**Request**
From the listing below, copy only the lines running from the line that contains "Recreate this image" to the line that contains "(0,0) rectangle (1568,308);", both included.

Data entries
··········
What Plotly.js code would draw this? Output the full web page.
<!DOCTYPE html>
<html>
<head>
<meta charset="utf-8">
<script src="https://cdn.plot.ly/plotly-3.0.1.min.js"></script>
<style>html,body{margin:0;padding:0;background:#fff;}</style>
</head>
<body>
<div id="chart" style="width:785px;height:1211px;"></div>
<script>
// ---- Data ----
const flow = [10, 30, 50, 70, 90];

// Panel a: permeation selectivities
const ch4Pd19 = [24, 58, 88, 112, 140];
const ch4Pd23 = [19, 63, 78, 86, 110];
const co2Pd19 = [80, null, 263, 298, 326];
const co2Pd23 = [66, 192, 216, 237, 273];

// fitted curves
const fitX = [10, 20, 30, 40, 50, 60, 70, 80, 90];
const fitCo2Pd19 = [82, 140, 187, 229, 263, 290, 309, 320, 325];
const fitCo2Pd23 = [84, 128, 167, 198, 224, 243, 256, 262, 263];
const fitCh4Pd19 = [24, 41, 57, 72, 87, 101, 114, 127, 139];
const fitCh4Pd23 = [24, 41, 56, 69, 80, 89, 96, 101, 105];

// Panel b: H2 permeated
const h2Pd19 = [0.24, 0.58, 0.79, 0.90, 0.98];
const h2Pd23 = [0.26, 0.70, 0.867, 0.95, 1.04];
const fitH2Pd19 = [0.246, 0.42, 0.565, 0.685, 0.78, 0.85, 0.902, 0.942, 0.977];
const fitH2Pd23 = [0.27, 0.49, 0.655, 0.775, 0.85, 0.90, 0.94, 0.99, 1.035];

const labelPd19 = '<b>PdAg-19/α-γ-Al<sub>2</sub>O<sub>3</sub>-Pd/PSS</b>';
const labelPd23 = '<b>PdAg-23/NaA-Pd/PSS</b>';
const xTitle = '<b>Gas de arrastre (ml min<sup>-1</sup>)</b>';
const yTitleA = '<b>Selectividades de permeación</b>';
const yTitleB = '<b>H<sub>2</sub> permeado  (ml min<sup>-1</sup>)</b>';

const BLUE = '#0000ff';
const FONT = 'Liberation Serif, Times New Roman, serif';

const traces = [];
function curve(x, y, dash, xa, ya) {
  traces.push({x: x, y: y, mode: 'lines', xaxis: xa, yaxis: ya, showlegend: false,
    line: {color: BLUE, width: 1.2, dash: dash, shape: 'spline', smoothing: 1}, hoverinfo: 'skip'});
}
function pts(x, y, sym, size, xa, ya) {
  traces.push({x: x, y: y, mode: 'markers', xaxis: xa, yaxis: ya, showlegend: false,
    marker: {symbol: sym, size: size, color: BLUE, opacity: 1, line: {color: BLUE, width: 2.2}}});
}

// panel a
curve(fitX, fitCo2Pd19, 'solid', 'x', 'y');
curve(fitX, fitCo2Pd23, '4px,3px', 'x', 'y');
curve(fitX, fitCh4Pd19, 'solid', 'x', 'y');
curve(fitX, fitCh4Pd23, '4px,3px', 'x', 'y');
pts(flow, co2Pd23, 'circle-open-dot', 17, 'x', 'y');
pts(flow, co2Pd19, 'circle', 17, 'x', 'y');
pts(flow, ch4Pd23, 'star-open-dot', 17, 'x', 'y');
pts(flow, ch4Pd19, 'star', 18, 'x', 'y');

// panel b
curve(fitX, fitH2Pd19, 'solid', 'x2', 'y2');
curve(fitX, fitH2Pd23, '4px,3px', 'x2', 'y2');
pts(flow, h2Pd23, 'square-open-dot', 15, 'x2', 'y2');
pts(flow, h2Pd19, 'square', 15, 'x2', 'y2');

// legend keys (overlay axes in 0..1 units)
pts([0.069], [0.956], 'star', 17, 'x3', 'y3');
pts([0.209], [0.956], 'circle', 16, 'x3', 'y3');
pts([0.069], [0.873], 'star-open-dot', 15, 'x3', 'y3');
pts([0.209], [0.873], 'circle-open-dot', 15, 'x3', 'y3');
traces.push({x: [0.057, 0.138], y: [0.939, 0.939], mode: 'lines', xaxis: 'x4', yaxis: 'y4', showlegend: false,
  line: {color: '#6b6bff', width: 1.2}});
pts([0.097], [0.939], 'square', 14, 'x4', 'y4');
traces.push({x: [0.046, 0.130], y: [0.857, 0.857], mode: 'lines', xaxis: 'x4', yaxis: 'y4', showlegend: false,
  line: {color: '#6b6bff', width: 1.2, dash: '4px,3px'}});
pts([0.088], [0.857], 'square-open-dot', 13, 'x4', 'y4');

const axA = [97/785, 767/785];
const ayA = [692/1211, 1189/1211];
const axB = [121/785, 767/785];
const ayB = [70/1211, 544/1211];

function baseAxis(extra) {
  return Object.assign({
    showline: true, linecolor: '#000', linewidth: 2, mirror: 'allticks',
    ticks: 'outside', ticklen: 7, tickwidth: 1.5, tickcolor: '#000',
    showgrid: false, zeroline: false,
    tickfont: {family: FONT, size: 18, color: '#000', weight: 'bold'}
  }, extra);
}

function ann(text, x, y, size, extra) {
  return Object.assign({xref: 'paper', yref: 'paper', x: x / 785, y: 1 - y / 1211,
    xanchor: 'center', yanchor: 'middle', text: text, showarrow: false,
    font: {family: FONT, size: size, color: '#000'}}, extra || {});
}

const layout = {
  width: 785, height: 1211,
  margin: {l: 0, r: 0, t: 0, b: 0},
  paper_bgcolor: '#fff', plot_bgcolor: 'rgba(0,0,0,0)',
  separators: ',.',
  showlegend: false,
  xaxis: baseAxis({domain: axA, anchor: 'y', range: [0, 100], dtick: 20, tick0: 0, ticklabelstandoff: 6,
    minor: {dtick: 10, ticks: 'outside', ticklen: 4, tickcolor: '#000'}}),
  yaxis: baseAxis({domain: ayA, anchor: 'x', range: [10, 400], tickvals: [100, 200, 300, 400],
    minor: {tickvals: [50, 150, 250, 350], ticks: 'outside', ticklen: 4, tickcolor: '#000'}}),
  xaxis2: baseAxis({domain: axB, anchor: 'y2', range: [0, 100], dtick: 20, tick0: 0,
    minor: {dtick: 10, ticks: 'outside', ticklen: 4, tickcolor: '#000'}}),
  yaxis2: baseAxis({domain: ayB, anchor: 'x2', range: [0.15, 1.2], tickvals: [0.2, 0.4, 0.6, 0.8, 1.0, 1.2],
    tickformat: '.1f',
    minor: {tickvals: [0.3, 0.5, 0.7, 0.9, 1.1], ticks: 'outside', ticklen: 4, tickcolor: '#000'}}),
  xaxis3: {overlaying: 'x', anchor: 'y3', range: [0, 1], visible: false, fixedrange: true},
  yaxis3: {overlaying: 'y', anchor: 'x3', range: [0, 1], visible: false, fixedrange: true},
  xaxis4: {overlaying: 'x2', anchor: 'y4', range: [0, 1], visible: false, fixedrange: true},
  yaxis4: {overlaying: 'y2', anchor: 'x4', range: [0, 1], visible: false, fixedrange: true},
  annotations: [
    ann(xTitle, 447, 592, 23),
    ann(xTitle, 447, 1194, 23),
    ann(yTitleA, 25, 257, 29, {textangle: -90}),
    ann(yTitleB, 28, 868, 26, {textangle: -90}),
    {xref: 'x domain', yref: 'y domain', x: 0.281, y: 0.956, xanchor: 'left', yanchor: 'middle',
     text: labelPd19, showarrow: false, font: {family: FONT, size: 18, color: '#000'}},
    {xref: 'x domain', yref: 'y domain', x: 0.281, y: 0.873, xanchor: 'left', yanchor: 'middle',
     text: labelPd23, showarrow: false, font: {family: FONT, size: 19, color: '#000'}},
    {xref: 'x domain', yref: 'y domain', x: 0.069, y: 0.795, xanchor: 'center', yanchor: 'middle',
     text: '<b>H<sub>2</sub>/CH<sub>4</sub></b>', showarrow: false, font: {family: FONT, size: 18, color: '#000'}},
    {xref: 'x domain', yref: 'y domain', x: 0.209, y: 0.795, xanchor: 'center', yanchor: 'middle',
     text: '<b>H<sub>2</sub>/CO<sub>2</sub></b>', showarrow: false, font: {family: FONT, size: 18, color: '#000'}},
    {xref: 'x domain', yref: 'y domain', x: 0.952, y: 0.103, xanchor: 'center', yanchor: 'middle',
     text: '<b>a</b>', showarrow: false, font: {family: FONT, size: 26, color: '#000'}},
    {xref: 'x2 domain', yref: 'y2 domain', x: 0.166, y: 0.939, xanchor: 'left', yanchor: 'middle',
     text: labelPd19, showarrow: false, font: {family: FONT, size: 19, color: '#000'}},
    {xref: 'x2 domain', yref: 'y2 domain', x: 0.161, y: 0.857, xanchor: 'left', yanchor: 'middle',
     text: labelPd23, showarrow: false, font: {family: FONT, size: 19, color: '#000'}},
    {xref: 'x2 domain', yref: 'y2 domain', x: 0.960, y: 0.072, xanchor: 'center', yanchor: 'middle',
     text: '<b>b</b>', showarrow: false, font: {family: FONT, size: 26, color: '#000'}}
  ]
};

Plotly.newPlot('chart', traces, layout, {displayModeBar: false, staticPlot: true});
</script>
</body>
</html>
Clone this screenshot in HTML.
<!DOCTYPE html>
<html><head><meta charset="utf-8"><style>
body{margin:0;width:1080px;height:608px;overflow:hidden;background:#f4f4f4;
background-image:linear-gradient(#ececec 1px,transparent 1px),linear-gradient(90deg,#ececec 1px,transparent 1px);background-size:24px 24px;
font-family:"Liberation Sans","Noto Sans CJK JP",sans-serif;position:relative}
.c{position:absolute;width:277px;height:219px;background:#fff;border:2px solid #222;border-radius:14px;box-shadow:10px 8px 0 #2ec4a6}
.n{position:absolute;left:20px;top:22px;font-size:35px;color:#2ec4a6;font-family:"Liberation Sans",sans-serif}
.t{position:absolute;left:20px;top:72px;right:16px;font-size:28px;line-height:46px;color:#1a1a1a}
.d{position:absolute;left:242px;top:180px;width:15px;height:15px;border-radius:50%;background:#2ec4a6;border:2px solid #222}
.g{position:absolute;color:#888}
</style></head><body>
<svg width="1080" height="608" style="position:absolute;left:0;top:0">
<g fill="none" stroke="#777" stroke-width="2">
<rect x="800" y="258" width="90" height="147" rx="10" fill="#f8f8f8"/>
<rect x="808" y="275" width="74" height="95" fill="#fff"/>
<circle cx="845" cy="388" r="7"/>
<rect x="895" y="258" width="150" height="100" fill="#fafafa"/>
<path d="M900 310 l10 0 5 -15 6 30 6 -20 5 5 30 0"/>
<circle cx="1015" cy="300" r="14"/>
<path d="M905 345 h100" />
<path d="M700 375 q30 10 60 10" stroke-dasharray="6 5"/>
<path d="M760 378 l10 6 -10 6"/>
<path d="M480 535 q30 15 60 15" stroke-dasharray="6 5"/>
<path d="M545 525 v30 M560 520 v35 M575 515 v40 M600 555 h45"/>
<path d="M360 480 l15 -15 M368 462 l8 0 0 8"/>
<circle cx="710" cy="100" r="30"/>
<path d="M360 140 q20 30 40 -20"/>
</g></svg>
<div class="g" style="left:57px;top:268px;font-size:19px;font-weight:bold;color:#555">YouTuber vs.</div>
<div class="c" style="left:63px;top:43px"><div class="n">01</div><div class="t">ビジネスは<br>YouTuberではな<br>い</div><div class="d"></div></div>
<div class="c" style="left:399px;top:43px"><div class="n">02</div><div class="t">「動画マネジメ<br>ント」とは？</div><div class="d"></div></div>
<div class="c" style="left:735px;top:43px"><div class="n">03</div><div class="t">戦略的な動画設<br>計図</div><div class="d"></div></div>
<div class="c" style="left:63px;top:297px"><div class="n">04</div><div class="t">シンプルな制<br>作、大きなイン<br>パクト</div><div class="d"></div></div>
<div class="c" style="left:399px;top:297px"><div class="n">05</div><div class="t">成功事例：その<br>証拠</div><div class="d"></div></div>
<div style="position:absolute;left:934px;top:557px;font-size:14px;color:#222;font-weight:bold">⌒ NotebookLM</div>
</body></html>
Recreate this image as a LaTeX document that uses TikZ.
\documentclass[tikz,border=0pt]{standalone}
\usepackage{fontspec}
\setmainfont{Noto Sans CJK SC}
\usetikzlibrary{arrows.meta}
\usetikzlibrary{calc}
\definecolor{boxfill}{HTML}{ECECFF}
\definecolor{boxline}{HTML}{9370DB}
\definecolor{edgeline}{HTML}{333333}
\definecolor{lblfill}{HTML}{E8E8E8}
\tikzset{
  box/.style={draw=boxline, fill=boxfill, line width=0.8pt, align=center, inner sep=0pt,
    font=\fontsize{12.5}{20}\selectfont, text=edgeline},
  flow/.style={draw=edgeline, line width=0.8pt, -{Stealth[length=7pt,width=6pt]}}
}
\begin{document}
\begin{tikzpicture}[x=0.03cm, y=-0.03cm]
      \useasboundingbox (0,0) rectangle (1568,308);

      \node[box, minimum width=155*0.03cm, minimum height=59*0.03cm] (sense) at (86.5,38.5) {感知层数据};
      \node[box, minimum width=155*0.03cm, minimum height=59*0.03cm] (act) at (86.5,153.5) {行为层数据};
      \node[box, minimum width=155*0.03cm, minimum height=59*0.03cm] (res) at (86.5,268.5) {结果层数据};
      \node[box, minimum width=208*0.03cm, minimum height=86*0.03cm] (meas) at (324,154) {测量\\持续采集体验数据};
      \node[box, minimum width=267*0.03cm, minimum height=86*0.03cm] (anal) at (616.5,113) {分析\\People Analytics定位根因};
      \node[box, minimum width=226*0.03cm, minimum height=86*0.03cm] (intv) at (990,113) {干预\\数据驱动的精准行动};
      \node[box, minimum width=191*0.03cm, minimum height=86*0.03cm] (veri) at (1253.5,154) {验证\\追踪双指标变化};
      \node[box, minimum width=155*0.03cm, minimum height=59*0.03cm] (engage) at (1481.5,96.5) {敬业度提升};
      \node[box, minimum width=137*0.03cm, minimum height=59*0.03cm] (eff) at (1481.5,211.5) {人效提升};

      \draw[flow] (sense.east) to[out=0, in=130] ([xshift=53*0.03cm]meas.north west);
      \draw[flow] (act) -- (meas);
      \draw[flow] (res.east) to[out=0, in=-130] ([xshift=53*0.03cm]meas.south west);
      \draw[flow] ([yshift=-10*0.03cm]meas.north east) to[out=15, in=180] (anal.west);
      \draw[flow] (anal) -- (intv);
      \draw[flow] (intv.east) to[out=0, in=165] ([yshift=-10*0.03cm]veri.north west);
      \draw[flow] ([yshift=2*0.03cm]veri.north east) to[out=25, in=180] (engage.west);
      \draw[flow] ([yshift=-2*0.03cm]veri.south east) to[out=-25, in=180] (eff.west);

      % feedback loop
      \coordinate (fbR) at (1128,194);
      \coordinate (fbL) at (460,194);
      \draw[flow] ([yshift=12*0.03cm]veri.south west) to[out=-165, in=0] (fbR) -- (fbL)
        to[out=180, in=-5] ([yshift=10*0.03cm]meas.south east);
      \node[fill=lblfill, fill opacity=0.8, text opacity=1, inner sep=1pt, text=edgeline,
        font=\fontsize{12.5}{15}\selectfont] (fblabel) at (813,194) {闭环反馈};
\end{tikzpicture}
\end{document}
··········
**Result below**
Recreate this image as a LaTeX document that uses TikZ.
\documentclass[tikz,border=0pt]{standalone}
\usepackage{fontspec}
\setmainfont{Noto Sans CJK SC}
\usetikzlibrary{arrows.meta}
\usetikzlibrary{calc}
\definecolor{boxfill}{HTML}{ECECFF}
\definecolor{boxline}{HTML}{9370DB}
\definecolor{edgeline}{HTML}{333333}
\definecolor{lblfill}{HTML}{E8E8E8}
\tikzset{
  box/.style={draw=boxline, fill=boxfill, line width=0.8pt, align=center, inner sep=0pt,
    font=\fontsize{12.5}{20}\selectfont, text=edgeline},
  flow/.style={draw=edgeline, line width=0.8pt, -{Stealth[length=7pt,width=6pt]}}
}
\begin{document}
\begin{tikzpicture}[x=0.03cm, y=-0.03cm]
      \useasboundingbox (0,0) rectangle (1568,308);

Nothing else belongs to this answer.